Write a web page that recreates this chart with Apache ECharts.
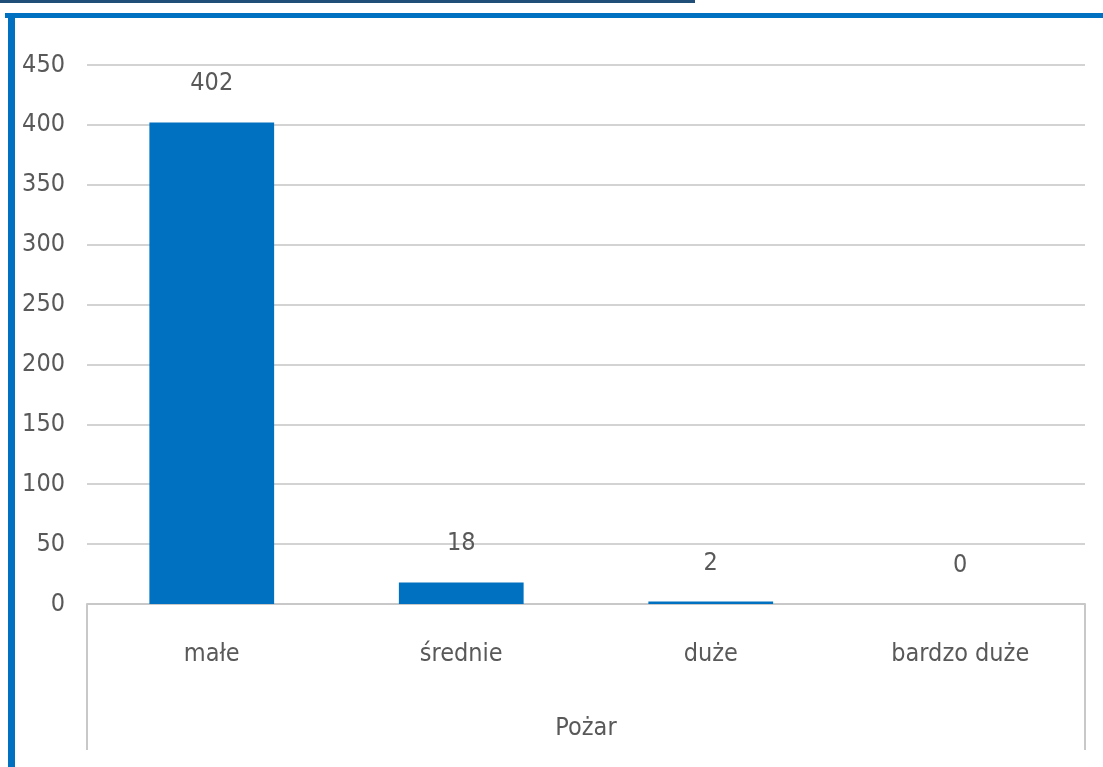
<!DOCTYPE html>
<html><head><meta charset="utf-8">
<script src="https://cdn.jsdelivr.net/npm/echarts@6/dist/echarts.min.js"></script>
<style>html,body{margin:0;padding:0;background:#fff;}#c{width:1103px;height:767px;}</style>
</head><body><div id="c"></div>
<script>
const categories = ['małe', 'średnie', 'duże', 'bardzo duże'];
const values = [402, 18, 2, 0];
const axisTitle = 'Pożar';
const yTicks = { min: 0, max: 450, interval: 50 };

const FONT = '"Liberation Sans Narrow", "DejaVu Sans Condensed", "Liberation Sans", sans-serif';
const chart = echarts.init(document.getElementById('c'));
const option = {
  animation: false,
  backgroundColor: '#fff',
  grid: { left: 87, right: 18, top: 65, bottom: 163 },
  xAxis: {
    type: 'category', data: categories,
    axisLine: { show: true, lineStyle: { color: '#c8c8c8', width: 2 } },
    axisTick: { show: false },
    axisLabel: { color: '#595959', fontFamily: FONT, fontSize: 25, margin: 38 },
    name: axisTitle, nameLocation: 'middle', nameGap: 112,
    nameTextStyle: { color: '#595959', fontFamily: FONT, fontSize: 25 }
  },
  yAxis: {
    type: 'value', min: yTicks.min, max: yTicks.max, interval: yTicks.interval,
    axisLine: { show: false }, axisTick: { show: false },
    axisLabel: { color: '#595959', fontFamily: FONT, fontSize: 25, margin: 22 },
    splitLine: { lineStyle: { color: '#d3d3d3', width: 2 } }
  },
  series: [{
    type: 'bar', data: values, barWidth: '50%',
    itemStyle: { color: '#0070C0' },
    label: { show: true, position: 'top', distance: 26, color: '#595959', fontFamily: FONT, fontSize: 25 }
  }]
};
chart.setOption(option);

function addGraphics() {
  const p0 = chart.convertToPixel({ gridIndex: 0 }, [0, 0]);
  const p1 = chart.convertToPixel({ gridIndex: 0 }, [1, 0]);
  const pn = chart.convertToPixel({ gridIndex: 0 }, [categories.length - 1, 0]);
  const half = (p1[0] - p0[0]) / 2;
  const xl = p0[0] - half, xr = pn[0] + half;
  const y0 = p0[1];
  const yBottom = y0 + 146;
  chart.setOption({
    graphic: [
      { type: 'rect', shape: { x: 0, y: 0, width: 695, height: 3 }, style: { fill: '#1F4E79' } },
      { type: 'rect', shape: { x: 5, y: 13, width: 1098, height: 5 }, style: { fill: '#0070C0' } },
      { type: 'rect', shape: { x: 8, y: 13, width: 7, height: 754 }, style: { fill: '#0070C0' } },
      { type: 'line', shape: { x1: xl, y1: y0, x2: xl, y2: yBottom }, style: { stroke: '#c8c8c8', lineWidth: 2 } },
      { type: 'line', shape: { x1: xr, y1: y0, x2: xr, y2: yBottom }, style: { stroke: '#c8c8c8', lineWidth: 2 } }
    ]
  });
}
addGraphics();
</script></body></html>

GIVEN TASK: Repeat the lines exactly as they stand, from the opening line of the data through the line with "450, interval: 50". Pictures stay out of the copy.

SOLUTION TO THE EXERCISE:
Write a web page that recreates this chart with Apache ECharts.
<!DOCTYPE html>
<html><head><meta charset="utf-8">
<script src="https://cdn.jsdelivr.net/npm/echarts@6/dist/echarts.min.js"></script>
<style>html,body{margin:0;padding:0;background:#fff;}#c{width:1103px;height:767px;}</style>
</head><body><div id="c"></div>
<script>
const categories = ['małe', 'średnie', 'duże', 'bardzo duże'];
const values = [402, 18, 2, 0];
const axisTitle = 'Pożar';
const yTicks = { min: 0, max: 450, interval: 50 };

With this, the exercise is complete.